WHAT YOU SHOULD DO ▸ Exactly repeat the material, dropping every picture from the copy.

DATA EXTRACT ▸
:::::
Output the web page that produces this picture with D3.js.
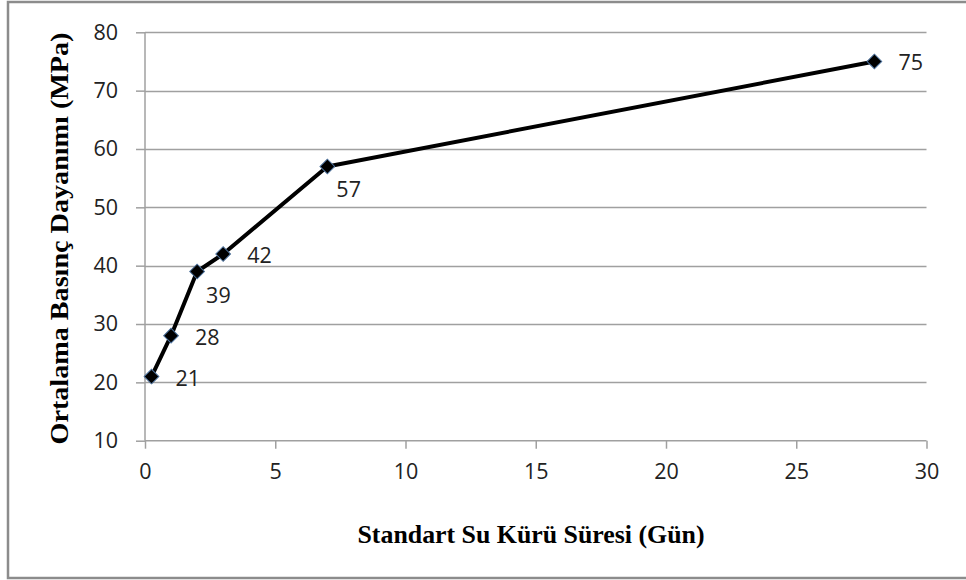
<!DOCTYPE html>
<html>
<head>
<meta charset="utf-8">
<script src="https://cdn.jsdelivr.net/npm/d3@7"></script>
<style>
  html, body { margin: 0; padding: 0; background: #fff; }
  svg { display: block; }
</style>
</head>
<body>
<svg id="chart" width="966" height="580"></svg>
<script>
// Curing time (days) and mean compressive strength (MPa)
const curingDays = [0.25, 1, 2, 3, 7, 28];
const strengthMPa = [21, 28, 39, 42, 57, 75];
const xTicks = [0, 5, 10, 15, 20, 25, 30];
const yTicks = [10, 20, 30, 40, 50, 60, 70, 80];
const xTitle = "Standart Su Kürü Süresi (Gün)";
const yTitle = "Ortalama Basınç Dayanımı (MPa)";

// value label placement: "right" or "below" (below-right)
const labelPlacement = ["right", "right", "below", "right", "below", "right"];

const svg = d3.select("#chart");
const W = 966, H = 580;

// outer frame
svg.append("rect")
  .attr("x", 8).attr("y", 2)
  .attr("width", W).attr("height", 576)
  .attr("fill", "#fff")
  .attr("stroke", "#8c8c8c")
  .attr("stroke-width", 2.5);

const plot = { left: 145, right: 926.5, top: 32.3, bottom: 440.7 };

const x = d3.scaleLinear().domain([0, 30]).range([plot.left, plot.right]);
const y = d3.scaleLinear().domain([10, 80]).range([plot.bottom, plot.top]);

const tickFont = "'Open Sans', 'Liberation Sans', sans-serif";
const titleFont = "'Liberation Serif', 'DejaVu Serif', serif";
const tickSize = 21.5;

// horizontal gridlines
svg.append("g")
  .selectAll("line")
  .data(yTicks.filter(v => v > 10))
  .join("line")
  .attr("x1", plot.left).attr("x2", plot.right)
  .attr("y1", d => Math.round(y(d)) + 0.5).attr("y2", d => Math.round(y(d)) + 0.5)
  .attr("stroke", "#a0a0a0")
  .attr("stroke-width", 1.3);

// y axis
const yAxis = svg.append("g")
  .attr("transform", `translate(${plot.left},0)`)
  .call(d3.axisLeft(y).tickValues(yTicks).tickSize(9).tickPadding(18));
yAxis.select(".domain").attr("stroke", "#a0a0a0").attr("stroke-width", 1.5)
  .attr("d", `M0,${plot.top}V${plot.bottom}`);
yAxis.selectAll(".tick line").attr("stroke", "#a0a0a0").attr("stroke-width", 1.5);
yAxis.selectAll(".tick text")
  .attr("font-family", tickFont).attr("font-size", tickSize).attr("fill", "#222");

// x axis
const xAxis = svg.append("g")
  .attr("transform", `translate(0,${plot.bottom})`)
  .call(d3.axisBottom(x).tickValues(xTicks).tickSize(8).tickPadding(15));
xAxis.select(".domain").attr("stroke", "#a0a0a0").attr("stroke-width", 1.5)
  .attr("d", `M${plot.left},0H${plot.right}`);
xAxis.selectAll(".tick line").attr("stroke", "#a0a0a0").attr("stroke-width", 1.5);
xAxis.selectAll(".tick text")
  .attr("font-family", tickFont).attr("font-size", tickSize).attr("fill", "#222");

const pts = curingDays.map((d, i) => ({ d, v: strengthMPa[i], place: labelPlacement[i] }));

// data line
svg.append("path")
  .datum(pts)
  .attr("fill", "none")
  .attr("stroke", "#000")
  .attr("stroke-width", 4)
  .attr("stroke-linejoin", "round")
  .attr("d", d3.line().x(p => x(p.d)).y(p => y(p.v)));

// diamond markers
svg.append("g")
  .selectAll("path")
  .data(pts)
  .join("path")
  .attr("transform", p => `translate(${x(p.d)},${y(p.v)}) rotate(45)`)
  .attr("d", "M-5.2,-5.2H5.2V5.2H-5.2Z")
  .attr("fill", "#000")
  .attr("stroke", "#4a6f9a")
  .attr("stroke-width", 1);

// value labels
svg.append("g")
  .selectAll("text")
  .data(pts)
  .join("text")
  .attr("x", p => x(p.d) + (p.place === "right" ? 24 : 9))
  .attr("y", p => y(p.v) + (p.place === "right" ? 9 : 31))
  .attr("font-family", tickFont)
  .attr("font-size", tickSize)
  .attr("fill", "#222")
  .text(p => p.v);

// axis titles
svg.append("text")
  .attr("x", 531).attr("y", 543)
  .attr("text-anchor", "middle")
  .attr("font-family", titleFont)
  .attr("font-weight", "bold")
  .attr("font-size", 25)
  .attr("textLength", 347)
  .attr("lengthAdjust", "spacingAndGlyphs")
  .attr("fill", "#000")
  .text(xTitle);

svg.append("text")
  .attr("transform", "translate(68,238.5) rotate(-90)")
  .attr("text-anchor", "middle")
  .attr("font-family", titleFont)
  .attr("font-weight", "bold")
  .attr("font-size", 25)
  .attr("textLength", 412)
  .attr("lengthAdjust", "spacingAndGlyphs")
  .attr("fill", "#000")
  .text(yTitle);
</script>
</body>
</html>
:::::
FINISHED ANSWER ▸
Output the web page that produces this picture with D3.js.
<!DOCTYPE html>
<html>
<head>
<meta charset="utf-8">
<script src="https://cdn.jsdelivr.net/npm/d3@7"></script>
<style>
  html, body { margin: 0; padding: 0; background: #fff; }
  svg { display: block; }
</style>
</head>
<body>
<svg id="chart" width="966" height="580"></svg>
<script>
// Curing time (days) and mean compressive strength (MPa)
const curingDays = [0.25, 1, 2, 3, 7, 28];
const strengthMPa = [21, 28, 39, 42, 57, 75];
const xTicks = [0, 5, 10, 15, 20, 25, 30];
const yTicks = [10, 20, 30, 40, 50, 60, 70, 80];
const xTitle = "Standart Su Kürü Süresi (Gün)";
const yTitle = "Ortalama Basınç Dayanımı (MPa)";

// value label placement: "right" or "below" (below-right)
const labelPlacement = ["right", "right", "below", "right", "below", "right"];

const svg = d3.select("#chart");
const W = 966, H = 580;

// outer frame
svg.append("rect")
  .attr("x", 8).attr("y", 2)
  .attr("width", W).attr("height", 576)
  .attr("fill", "#fff")
  .attr("stroke", "#8c8c8c")
  .attr("stroke-width", 2.5);

const plot = { left: 145, right: 926.5, top: 32.3, bottom: 440.7 };

const x = d3.scaleLinear().domain([0, 30]).range([plot.left, plot.right]);
const y = d3.scaleLinear().domain([10, 80]).range([plot.bottom, plot.top]);

const tickFont = "'Open Sans', 'Liberation Sans', sans-serif";
const titleFont = "'Liberation Serif', 'DejaVu Serif', serif";
const tickSize = 21.5;

// horizontal gridlines
svg.append("g")
  .selectAll("line")
  .data(yTicks.filter(v => v > 10))
  .join("line")
  .attr("x1", plot.left).attr("x2", plot.right)
  .attr("y1", d => Math.round(y(d)) + 0.5).attr("y2", d => Math.round(y(d)) + 0.5)
  .attr("stroke", "#a0a0a0")
  .attr("stroke-width", 1.3);

// y axis
const yAxis = svg.append("g")
  .attr("transform", `translate(${plot.left},0)`)
  .call(d3.axisLeft(y).tickValues(yTicks).tickSize(9).tickPadding(18));
yAxis.select(".domain").attr("stroke", "#a0a0a0").attr("stroke-width", 1.5)
  .attr("d", `M0,${plot.top}V${plot.bottom}`);
yAxis.selectAll(".tick line").attr("stroke", "#a0a0a0").attr("stroke-width", 1.5);
yAxis.selectAll(".tick text")
  .attr("font-family", tickFont).attr("font-size", tickSize).attr("fill", "#222");

// x axis
const xAxis = svg.append("g")
  .attr("transform", `translate(0,${plot.bottom})`)
  .call(d3.axisBottom(x).tickValues(xTicks).tickSize(8).tickPadding(15));
xAxis.select(".domain").attr("stroke", "#a0a0a0").attr("stroke-width", 1.5)
  .attr("d", `M${plot.left},0H${plot.right}`);
xAxis.selectAll(".tick line").attr("stroke", "#a0a0a0").attr("stroke-width", 1.5);
xAxis.selectAll(".tick text")
  .attr("font-family", tickFont).attr("font-size", tickSize).attr("fill", "#222");

const pts = curingDays.map((d, i) => ({ d, v: strengthMPa[i], place: labelPlacement[i] }));

// data line
svg.append("path")
  .datum(pts)
  .attr("fill", "none")
  .attr("stroke", "#000")
  .attr("stroke-width", 4)
  .attr("stroke-linejoin", "round")
  .attr("d", d3.line().x(p => x(p.d)).y(p => y(p.v)));

// diamond markers
svg.append("g")
  .selectAll("path")
  .data(pts)
  .join("path")
  .attr("transform", p => `translate(${x(p.d)},${y(p.v)}) rotate(45)`)
  .attr("d", "M-5.2,-5.2H5.2V5.2H-5.2Z")
  .attr("fill", "#000")
  .attr("stroke", "#4a6f9a")
  .attr("stroke-width", 1);

// value labels
svg.append("g")
  .selectAll("text")
  .data(pts)
  .join("text")
  .attr("x", p => x(p.d) + (p.place === "right" ? 24 : 9))
  .attr("y", p => y(p.v) + (p.place === "right" ? 9 : 31))
  .attr("font-family", tickFont)
  .attr("font-size", tickSize)
  .attr("fill", "#222")
  .text(p => p.v);

// axis titles
svg.append("text")
  .attr("x", 531).attr("y", 543)
  .attr("text-anchor", "middle")
  .attr("font-family", titleFont)
  .attr("font-weight", "bold")
  .attr("font-size", 25)
  .attr("textLength", 347)
  .attr("lengthAdjust", "spacingAndGlyphs")
  .attr("fill", "#000")
  .text(xTitle);

svg.append("text")
  .attr("transform", "translate(68,238.5) rotate(-90)")
  .attr("text-anchor", "middle")
  .attr("font-family", titleFont)
  .attr("font-weight", "bold")
  .attr("font-size", 25)
  .attr("textLength", 412)
  .attr("lengthAdjust", "spacingAndGlyphs")
  .attr("fill", "#000")
  .text(yTitle);
</script>
</body>
</html>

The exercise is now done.